» **Given request**: Reproduce every line of the material below, but drop the pictures.

» **Raw data**:
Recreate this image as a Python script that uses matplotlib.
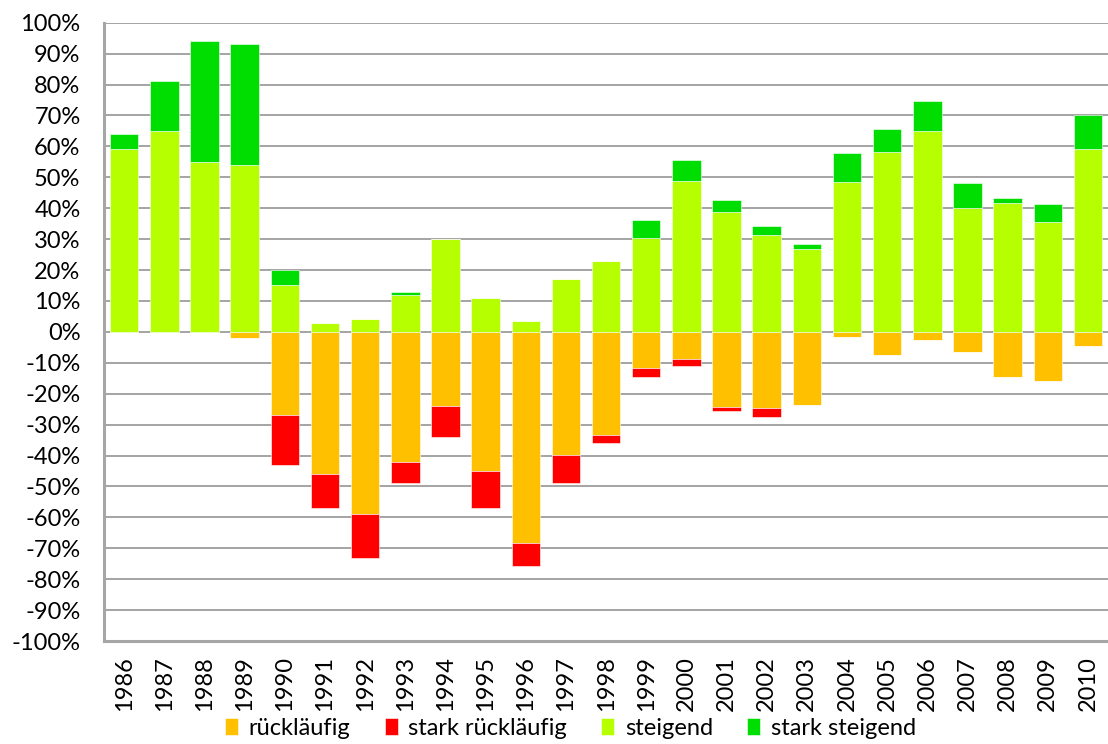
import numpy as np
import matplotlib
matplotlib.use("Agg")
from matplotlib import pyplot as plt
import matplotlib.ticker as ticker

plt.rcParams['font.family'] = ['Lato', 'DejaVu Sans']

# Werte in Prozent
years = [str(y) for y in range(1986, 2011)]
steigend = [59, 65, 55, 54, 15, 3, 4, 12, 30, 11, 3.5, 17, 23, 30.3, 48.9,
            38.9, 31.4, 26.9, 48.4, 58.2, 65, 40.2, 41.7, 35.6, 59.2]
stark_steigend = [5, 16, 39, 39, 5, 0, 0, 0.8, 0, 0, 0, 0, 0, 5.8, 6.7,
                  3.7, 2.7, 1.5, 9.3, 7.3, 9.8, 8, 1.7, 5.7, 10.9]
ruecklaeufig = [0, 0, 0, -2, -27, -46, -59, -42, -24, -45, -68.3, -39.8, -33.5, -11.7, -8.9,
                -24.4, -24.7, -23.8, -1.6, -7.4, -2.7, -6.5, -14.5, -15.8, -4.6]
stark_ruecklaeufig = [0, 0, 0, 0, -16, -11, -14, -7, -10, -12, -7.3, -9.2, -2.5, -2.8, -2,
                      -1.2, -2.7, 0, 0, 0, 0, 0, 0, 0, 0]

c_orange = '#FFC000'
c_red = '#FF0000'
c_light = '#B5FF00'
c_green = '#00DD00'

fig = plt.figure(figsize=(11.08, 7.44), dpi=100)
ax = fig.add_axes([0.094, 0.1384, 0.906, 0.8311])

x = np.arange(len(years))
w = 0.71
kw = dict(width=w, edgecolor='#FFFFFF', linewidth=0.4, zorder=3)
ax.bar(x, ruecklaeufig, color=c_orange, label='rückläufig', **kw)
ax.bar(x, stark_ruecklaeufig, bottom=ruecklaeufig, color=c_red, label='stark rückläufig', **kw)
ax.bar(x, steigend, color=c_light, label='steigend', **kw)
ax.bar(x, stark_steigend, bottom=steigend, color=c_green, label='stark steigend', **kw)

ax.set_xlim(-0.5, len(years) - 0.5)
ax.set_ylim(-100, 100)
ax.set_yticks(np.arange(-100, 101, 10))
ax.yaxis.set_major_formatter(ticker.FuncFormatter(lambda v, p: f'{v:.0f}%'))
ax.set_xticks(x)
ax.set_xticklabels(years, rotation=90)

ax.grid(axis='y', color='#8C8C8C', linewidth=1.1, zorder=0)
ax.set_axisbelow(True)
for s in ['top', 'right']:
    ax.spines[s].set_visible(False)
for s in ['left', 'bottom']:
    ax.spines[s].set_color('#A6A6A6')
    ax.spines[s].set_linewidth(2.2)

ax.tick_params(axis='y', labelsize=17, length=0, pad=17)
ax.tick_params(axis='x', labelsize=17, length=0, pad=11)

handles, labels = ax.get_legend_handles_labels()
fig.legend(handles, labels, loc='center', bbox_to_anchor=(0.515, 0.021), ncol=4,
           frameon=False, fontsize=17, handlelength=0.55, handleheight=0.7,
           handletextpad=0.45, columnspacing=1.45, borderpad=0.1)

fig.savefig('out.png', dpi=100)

» **The response**:
Recreate this image as a Python script that uses matplotlib.
import numpy as np
import matplotlib
matplotlib.use("Agg")
from matplotlib import pyplot as plt
import matplotlib.ticker as ticker

plt.rcParams['font.family'] = ['Lato', 'DejaVu Sans']

# Werte in Prozent
years = [str(y) for y in range(1986, 2011)]
steigend = [59, 65, 55, 54, 15, 3, 4, 12, 30, 11, 3.5, 17, 23, 30.3, 48.9,
            38.9, 31.4, 26.9, 48.4, 58.2, 65, 40.2, 41.7, 35.6, 59.2]
stark_steigend = [5, 16, 39, 39, 5, 0, 0, 0.8, 0, 0, 0, 0, 0, 5.8, 6.7,
                  3.7, 2.7, 1.5, 9.3, 7.3, 9.8, 8, 1.7, 5.7, 10.9]
ruecklaeufig = [0, 0, 0, -2, -27, -46, -59, -42, -24, -45, -68.3, -39.8, -33.5, -11.7, -8.9,
                -24.4, -24.7, -23.8, -1.6, -7.4, -2.7, -6.5, -14.5, -15.8, -4.6]
stark_ruecklaeufig = [0, 0, 0, 0, -16, -11, -14, -7, -10, -12, -7.3, -9.2, -2.5, -2.8, -2,
                      -1.2, -2.7, 0, 0, 0, 0, 0, 0, 0, 0]

c_orange = '#FFC000'
c_red = '#FF0000'
c_light = '#B5FF00'
c_green = '#00DD00'

fig = plt.figure(figsize=(11.08, 7.44), dpi=100)
ax = fig.add_axes([0.094, 0.1384, 0.906, 0.8311])

x = np.arange(len(years))
w = 0.71
kw = dict(width=w, edgecolor='#FFFFFF', linewidth=0.4, zorder=3)
ax.bar(x, ruecklaeufig, color=c_orange, label='rückläufig', **kw)
ax.bar(x, stark_ruecklaeufig, bottom=ruecklaeufig, color=c_red, label='stark rückläufig', **kw)
ax.bar(x, steigend, color=c_light, label='steigend', **kw)
ax.bar(x, stark_steigend, bottom=steigend, color=c_green, label='stark steigend', **kw)

ax.set_xlim(-0.5, len(years) - 0.5)
ax.set_ylim(-100, 100)
ax.set_yticks(np.arange(-100, 101, 10))
ax.yaxis.set_major_formatter(ticker.FuncFormatter(lambda v, p: f'{v:.0f}%'))
ax.set_xticks(x)
ax.set_xticklabels(years, rotation=90)

ax.grid(axis='y', color='#8C8C8C', linewidth=1.1, zorder=0)
ax.set_axisbelow(True)
for s in ['top', 'right']:
    ax.spines[s].set_visible(False)
for s in ['left', 'bottom']:
    ax.spines[s].set_color('#A6A6A6')
    ax.spines[s].set_linewidth(2.2)

ax.tick_params(axis='y', labelsize=17, length=0, pad=17)
ax.tick_params(axis='x', labelsize=17, length=0, pad=11)

handles, labels = ax.get_legend_handles_labels()
fig.legend(handles, labels, loc='center', bbox_to_anchor=(0.515, 0.021), ncol=4,
           frameon=False, fontsize=17, handlelength=0.55, handleheight=0.7,
           handletextpad=0.45, columnspacing=1.45, borderpad=0.1)

fig.savefig('out.png', dpi=100)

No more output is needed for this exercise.